* **Records shown**:
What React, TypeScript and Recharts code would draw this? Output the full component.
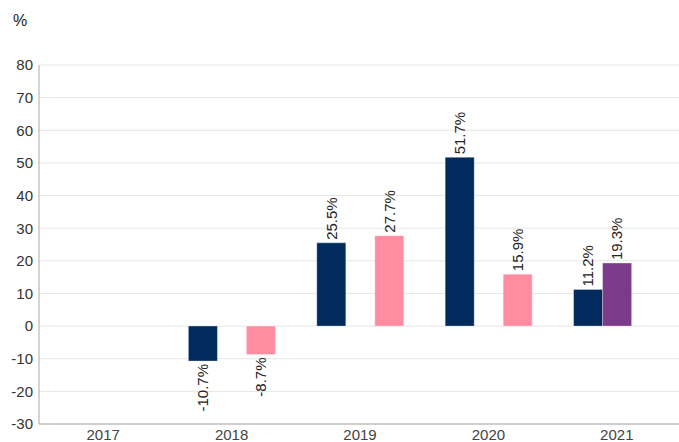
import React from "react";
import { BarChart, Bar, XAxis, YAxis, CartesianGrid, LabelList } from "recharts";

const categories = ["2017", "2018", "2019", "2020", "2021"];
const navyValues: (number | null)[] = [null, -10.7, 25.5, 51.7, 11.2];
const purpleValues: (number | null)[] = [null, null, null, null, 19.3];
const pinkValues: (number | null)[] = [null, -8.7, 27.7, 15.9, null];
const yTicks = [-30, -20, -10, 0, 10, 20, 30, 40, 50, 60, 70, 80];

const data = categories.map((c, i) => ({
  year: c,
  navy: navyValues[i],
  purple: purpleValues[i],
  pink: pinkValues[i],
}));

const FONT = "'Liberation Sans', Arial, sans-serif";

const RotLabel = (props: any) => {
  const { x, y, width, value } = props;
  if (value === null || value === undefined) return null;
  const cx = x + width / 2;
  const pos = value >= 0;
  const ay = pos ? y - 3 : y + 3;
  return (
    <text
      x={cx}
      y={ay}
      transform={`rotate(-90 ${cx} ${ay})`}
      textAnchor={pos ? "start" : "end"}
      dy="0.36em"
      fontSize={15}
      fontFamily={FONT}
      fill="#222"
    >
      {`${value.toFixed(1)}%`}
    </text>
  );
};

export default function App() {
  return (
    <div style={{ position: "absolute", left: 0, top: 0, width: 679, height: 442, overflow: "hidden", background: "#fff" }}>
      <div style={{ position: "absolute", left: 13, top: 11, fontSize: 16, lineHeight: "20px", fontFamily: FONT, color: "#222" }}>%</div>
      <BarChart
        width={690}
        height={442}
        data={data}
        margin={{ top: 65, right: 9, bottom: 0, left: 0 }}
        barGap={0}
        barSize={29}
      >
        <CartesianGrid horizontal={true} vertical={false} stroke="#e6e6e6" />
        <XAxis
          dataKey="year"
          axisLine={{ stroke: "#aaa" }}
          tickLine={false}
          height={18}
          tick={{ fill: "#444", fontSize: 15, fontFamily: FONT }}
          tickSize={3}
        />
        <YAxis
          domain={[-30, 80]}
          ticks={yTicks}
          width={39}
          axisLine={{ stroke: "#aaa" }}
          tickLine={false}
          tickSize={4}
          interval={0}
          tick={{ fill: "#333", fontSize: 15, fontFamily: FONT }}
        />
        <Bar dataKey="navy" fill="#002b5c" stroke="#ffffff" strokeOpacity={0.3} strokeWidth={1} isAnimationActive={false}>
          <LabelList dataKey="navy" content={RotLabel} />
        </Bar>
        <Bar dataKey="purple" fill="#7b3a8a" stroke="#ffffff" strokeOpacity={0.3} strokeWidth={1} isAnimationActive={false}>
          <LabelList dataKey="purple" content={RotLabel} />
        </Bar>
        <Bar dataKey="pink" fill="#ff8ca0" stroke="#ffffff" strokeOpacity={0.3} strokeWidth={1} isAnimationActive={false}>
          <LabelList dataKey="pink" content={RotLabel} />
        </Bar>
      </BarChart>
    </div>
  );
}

* * *

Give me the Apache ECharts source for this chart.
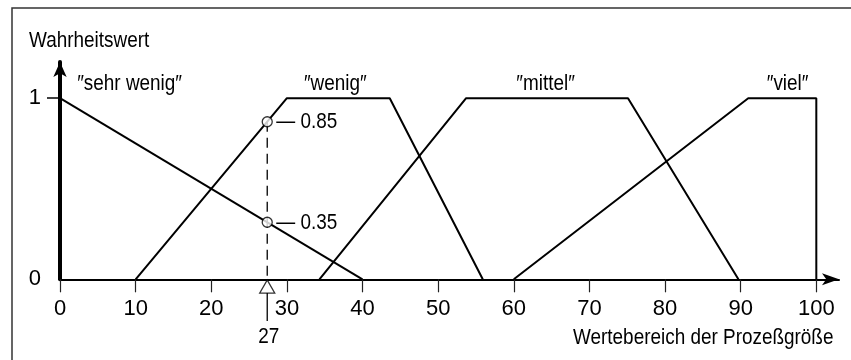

* **Task directions**: Print the line above containing "What React, TypeScript", the line containing "60, 70, 80];", and everything between them, exactly as written. Pictures stay out.

* **Result of the exercise**:
What React, TypeScript and Recharts code would draw this? Output the full component.
import React from "react";
import { BarChart, Bar, XAxis, YAxis, CartesianGrid, LabelList } from "recharts";

const categories = ["2017", "2018", "2019", "2020", "2021"];
const navyValues: (number | null)[] = [null, -10.7, 25.5, 51.7, 11.2];
const purpleValues: (number | null)[] = [null, null, null, null, 19.3];
const pinkValues: (number | null)[] = [null, -8.7, 27.7, 15.9, null];
const yTicks = [-30, -20, -10, 0, 10, 20, 30, 40, 50, 60, 70, 80];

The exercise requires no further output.